(Dataset extract)

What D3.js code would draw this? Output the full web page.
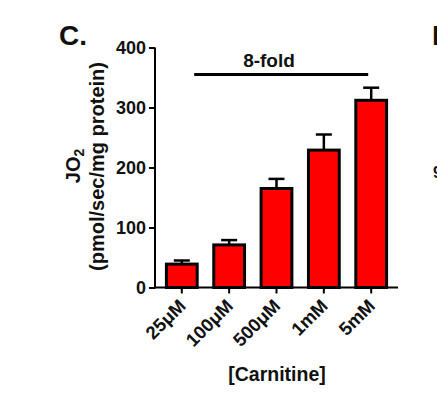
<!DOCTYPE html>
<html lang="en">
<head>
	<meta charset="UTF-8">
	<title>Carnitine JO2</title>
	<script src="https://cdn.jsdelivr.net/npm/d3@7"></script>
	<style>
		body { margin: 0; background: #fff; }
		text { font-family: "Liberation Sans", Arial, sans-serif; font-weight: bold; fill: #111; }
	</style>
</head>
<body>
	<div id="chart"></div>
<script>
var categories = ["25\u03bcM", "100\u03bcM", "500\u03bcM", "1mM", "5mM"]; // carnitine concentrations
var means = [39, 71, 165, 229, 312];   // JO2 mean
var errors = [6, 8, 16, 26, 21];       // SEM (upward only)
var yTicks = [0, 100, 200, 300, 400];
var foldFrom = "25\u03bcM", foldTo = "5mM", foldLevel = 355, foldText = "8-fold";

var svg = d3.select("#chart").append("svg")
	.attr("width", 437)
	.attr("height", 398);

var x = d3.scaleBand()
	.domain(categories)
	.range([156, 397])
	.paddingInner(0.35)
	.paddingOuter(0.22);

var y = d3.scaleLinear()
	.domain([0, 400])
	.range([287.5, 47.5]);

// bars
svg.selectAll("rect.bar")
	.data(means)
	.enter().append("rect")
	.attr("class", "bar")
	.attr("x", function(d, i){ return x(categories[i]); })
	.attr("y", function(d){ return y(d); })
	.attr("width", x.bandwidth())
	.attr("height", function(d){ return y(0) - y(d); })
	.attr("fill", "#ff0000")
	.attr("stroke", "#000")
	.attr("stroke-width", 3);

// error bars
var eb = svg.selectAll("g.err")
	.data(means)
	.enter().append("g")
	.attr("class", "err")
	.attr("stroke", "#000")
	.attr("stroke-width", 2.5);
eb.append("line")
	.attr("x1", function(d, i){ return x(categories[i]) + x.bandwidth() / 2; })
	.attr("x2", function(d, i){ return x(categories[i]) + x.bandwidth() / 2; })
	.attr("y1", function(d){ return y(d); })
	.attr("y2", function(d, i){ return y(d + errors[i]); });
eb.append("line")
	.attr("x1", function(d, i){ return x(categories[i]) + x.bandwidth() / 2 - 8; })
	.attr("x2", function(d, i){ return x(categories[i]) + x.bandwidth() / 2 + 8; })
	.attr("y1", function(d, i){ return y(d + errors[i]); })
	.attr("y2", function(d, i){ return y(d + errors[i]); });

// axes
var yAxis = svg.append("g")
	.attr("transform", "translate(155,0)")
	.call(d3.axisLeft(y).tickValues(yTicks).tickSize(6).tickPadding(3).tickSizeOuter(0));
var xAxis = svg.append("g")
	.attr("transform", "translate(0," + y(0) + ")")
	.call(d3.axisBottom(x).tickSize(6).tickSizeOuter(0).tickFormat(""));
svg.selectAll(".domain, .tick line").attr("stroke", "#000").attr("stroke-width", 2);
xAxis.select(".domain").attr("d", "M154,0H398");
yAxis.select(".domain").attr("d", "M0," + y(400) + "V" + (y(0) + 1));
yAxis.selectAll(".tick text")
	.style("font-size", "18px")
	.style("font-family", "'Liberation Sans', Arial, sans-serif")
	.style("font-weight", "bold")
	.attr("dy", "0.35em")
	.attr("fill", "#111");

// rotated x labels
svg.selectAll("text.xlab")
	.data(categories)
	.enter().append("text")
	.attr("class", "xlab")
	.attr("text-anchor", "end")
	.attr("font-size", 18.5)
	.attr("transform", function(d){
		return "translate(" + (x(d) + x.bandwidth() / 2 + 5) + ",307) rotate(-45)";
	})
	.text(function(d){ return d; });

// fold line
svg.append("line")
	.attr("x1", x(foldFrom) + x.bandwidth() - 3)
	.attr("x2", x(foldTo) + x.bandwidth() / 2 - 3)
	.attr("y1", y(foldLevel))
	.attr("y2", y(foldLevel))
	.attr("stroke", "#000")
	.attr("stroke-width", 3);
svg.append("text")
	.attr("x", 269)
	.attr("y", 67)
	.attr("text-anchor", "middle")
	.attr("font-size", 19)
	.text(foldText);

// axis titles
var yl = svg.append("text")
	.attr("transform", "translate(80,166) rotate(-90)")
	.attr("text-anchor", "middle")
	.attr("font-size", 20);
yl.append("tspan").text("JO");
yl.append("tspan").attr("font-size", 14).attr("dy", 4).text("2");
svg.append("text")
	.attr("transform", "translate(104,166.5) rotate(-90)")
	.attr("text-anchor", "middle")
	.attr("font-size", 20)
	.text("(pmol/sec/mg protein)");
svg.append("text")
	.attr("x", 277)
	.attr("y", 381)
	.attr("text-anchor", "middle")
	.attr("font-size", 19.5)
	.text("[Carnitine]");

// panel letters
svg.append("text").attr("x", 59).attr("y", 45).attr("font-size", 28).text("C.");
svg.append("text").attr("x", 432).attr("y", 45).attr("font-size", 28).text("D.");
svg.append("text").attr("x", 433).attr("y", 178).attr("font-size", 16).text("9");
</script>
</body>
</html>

(Exercise description)
Without the images, write out each line of the data verbatim.

(Response)
What D3.js code would draw this? Output the full web page.
<!DOCTYPE html>
<html lang="en">
<head>
	<meta charset="UTF-8">
	<title>Carnitine JO2</title>
	<script src="https://cdn.jsdelivr.net/npm/d3@7"></script>
	<style>
		body { margin: 0; background: #fff; }
		text { font-family: "Liberation Sans", Arial, sans-serif; font-weight: bold; fill: #111; }
	</style>
</head>
<body>
	<div id="chart"></div>
<script>
var categories = ["25\u03bcM", "100\u03bcM", "500\u03bcM", "1mM", "5mM"]; // carnitine concentrations
var means = [39, 71, 165, 229, 312];   // JO2 mean
var errors = [6, 8, 16, 26, 21];       // SEM (upward only)
var yTicks = [0, 100, 200, 300, 400];
var foldFrom = "25\u03bcM", foldTo = "5mM", foldLevel = 355, foldText = "8-fold";

var svg = d3.select("#chart").append("svg")
	.attr("width", 437)
	.attr("height", 398);

var x = d3.scaleBand()
	.domain(categories)
	.range([156, 397])
	.paddingInner(0.35)
	.paddingOuter(0.22);

var y = d3.scaleLinear()
	.domain([0, 400])
	.range([287.5, 47.5]);

// bars
svg.selectAll("rect.bar")
	.data(means)
	.enter().append("rect")
	.attr("class", "bar")
	.attr("x", function(d, i){ return x(categories[i]); })
	.attr("y", function(d){ return y(d); })
	.attr("width", x.bandwidth())
	.attr("height", function(d){ return y(0) - y(d); })
	.attr("fill", "#ff0000")
	.attr("stroke", "#000")
	.attr("stroke-width", 3);

// error bars
var eb = svg.selectAll("g.err")
	.data(means)
	.enter().append("g")
	.attr("class", "err")
	.attr("stroke", "#000")
	.attr("stroke-width", 2.5);
eb.append("line")
	.attr("x1", function(d, i){ return x(categories[i]) + x.bandwidth() / 2; })
	.attr("x2", function(d, i){ return x(categories[i]) + x.bandwidth() / 2; })
	.attr("y1", function(d){ return y(d); })
	.attr("y2", function(d, i){ return y(d + errors[i]); });
eb.append("line")
	.attr("x1", function(d, i){ return x(categories[i]) + x.bandwidth() / 2 - 8; })
	.attr("x2", function(d, i){ return x(categories[i]) + x.bandwidth() / 2 + 8; })
	.attr("y1", function(d, i){ return y(d + errors[i]); })
	.attr("y2", function(d, i){ return y(d + errors[i]); });

// axes
var yAxis = svg.append("g")
	.attr("transform", "translate(155,0)")
	.call(d3.axisLeft(y).tickValues(yTicks).tickSize(6).tickPadding(3).tickSizeOuter(0));
var xAxis = svg.append("g")
	.attr("transform", "translate(0," + y(0) + ")")
	.call(d3.axisBottom(x).tickSize(6).tickSizeOuter(0).tickFormat(""));
svg.selectAll(".domain, .tick line").attr("stroke", "#000").attr("stroke-width", 2);
xAxis.select(".domain").attr("d", "M154,0H398");
yAxis.select(".domain").attr("d", "M0," + y(400) + "V" + (y(0) + 1));
yAxis.selectAll(".tick text")
	.style("font-size", "18px")
	.style("font-family", "'Liberation Sans', Arial, sans-serif")
	.style("font-weight", "bold")
	.attr("dy", "0.35em")
	.attr("fill", "#111");

// rotated x labels
svg.selectAll("text.xlab")
	.data(categories)
	.enter().append("text")
	.attr("class", "xlab")
	.attr("text-anchor", "end")
	.attr("font-size", 18.5)
	.attr("transform", function(d){
		return "translate(" + (x(d) + x.bandwidth() / 2 + 5) + ",307) rotate(-45)";
	})
	.text(function(d){ return d; });

// fold line
svg.append("line")
	.attr("x1", x(foldFrom) + x.bandwidth() - 3)
	.attr("x2", x(foldTo) + x.bandwidth() / 2 - 3)
	.attr("y1", y(foldLevel))
	.attr("y2", y(foldLevel))
	.attr("stroke", "#000")
	.attr("stroke-width", 3);
svg.append("text")
	.attr("x", 269)
	.attr("y", 67)
	.attr("text-anchor", "middle")
	.attr("font-size", 19)
	.text(foldText);

// axis titles
var yl = svg.append("text")
	.attr("transform", "translate(80,166) rotate(-90)")
	.attr("text-anchor", "middle")
	.attr("font-size", 20);
yl.append("tspan").text("JO");
yl.append("tspan").attr("font-size", 14).attr("dy", 4).text("2");
svg.append("text")
	.attr("transform", "translate(104,166.5) rotate(-90)")
	.attr("text-anchor", "middle")
	.attr("font-size", 20)
	.text("(pmol/sec/mg protein)");
svg.append("text")
	.attr("x", 277)
	.attr("y", 381)
	.attr("text-anchor", "middle")
	.attr("font-size", 19.5)
	.text("[Carnitine]");

// panel letters
svg.append("text").attr("x", 59).attr("y", 45).attr("font-size", 28).text("C.");
svg.append("text").attr("x", 432).attr("y", 45).attr("font-size", 28).text("D.");
svg.append("text").attr("x", 433).attr("y", 178).attr("font-size", 16).text("9");
</script>
</body>
</html>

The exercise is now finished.